Bollywood, as India’s biggest export, is know all over the world for its outlandish costumes and melodies of love, the campy close-ups of eye-lash batting women platonically embracing tersely built men, and the repeated recitation of the theme, “love will conquer all.” That Bollywood films would have an international cult following is of no surprise to anyone. That many Indian ex-pats or second generation emigrants find themselves bothered by the fact that Bollywood receives so much attention outside of India, as the most common representation of their native culture, is not surprising either. What is surprising is that the biggest department store in Europe would devote almost three weeks to such a transformation.

How is it that Bollywood, as a Bombay-bred friend of mine, recently explained to me “isn’t for people like me. It is for the masses” become claimed by Galeries Lafayette, one of the cutting edge trendsetters in European fashion? The truth is that Bollywood sells. How style chooses the emblems of the low classes or the loudest cultural sports, and mixes them together for the newest, avant-guardist trends, has been followed by social scientists for decades. There is even a word for it: Bricolage, from the French verb, bricoler, which means to tinker with. Thus, Bollywood film posters are jazzed up as high end journals, Bollywood films from the 1940s are put on DVDS with new audio commentaries by experts of Indian cinema. And this isn’t just Westerners that these products are directed at. At the opening for the exhibit, half the crowd was Indian. Most of the Indian ex-pats or second generation emigrants that I know adore Bollywood productions, giggle at their audacity, but love them all the same. The Bollywood and India that Galeries Lafayette produces is nothing at all like the original, but it is the closest that one can get to India and Bollywood in France or Europe, and still remain relevant to consumers and individuals interested in other cultures. The desire to see other places and know other cultures is as innate to humanity as original sin (if you ask some people, it is the original sin). But there is no feasible way to reproduce a place; it could be said that any representation of another society becomes the art of its host culture. Most people don’t have to opportunity to travel to India. The closest they can get is literature, movies, art, and department store expositions. The representation that Galeries Lafayette has put together is artificial, yes, but it INDIA AND BOLLYWOOD AS SEEN BY FRANCE FOR PEOPLE WHO PLAN TO SPEND A LOT OF MONEY. And still, I argue, it is art, all the same.
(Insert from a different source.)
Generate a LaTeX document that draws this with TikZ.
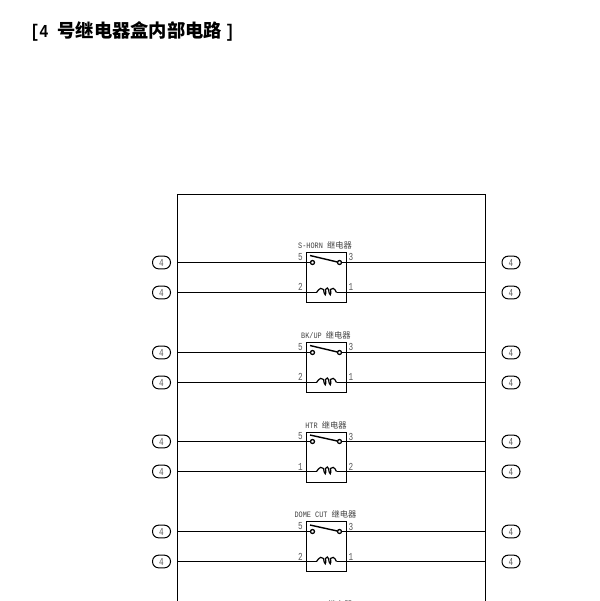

Quite progressive, Galeries Lafayette has been having cultural exhibits such as this, since 1953’s exhibition on Italy. Earlier this year, Galeries Lafayette had an exhibition on China and in June, there will be an exhibition on Brazil. Caroline de Maisonneuve, the Marketing and promotions manager, Asia explains, “Fashion is so global that you have to talk about other countries and go beyond just textiles, if you want to reach out to today’s consumers. Having exhibitions is also a chance to introduce new fashion designers to our customers and to France.”
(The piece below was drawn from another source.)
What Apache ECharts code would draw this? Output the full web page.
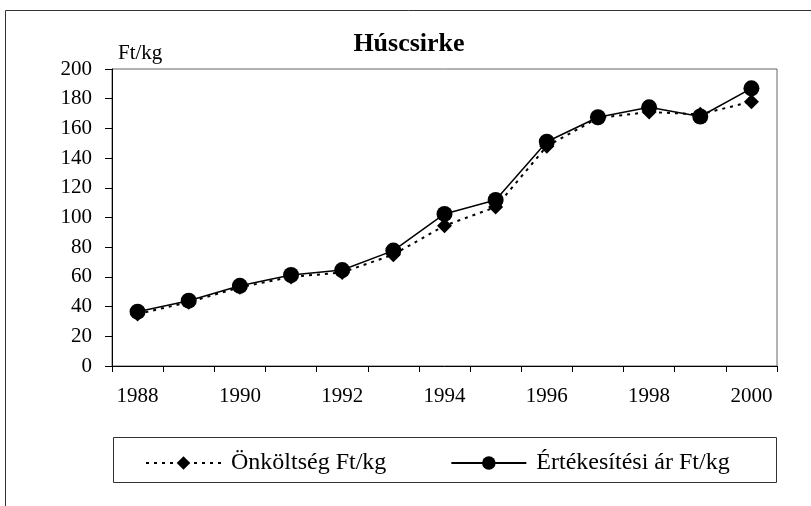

I recommend to anyone who has to opportunity to stop by Galeries Lafayette and see the Bollywood exposition, to do so. It is quite extraordinary. The reconstruction of the Theater of Madras is worth a visit alone. And the art work by Garde and Anand is also quite interesting and good. Have a tea, have a massage, visit a life coach at the Peace Cottage, or buy a shirt from a new top Indian designer. It is true that some might be offended by the Ganesh tote bags and Shiva stationary and floral flip-flops, and worry that India is being sold at half price. However, I offer the following advise: relax. It’s just a department store, not an ethnographic museum. It is supposed to be fun. After all, fashion isn’t that serious; it is just civilization.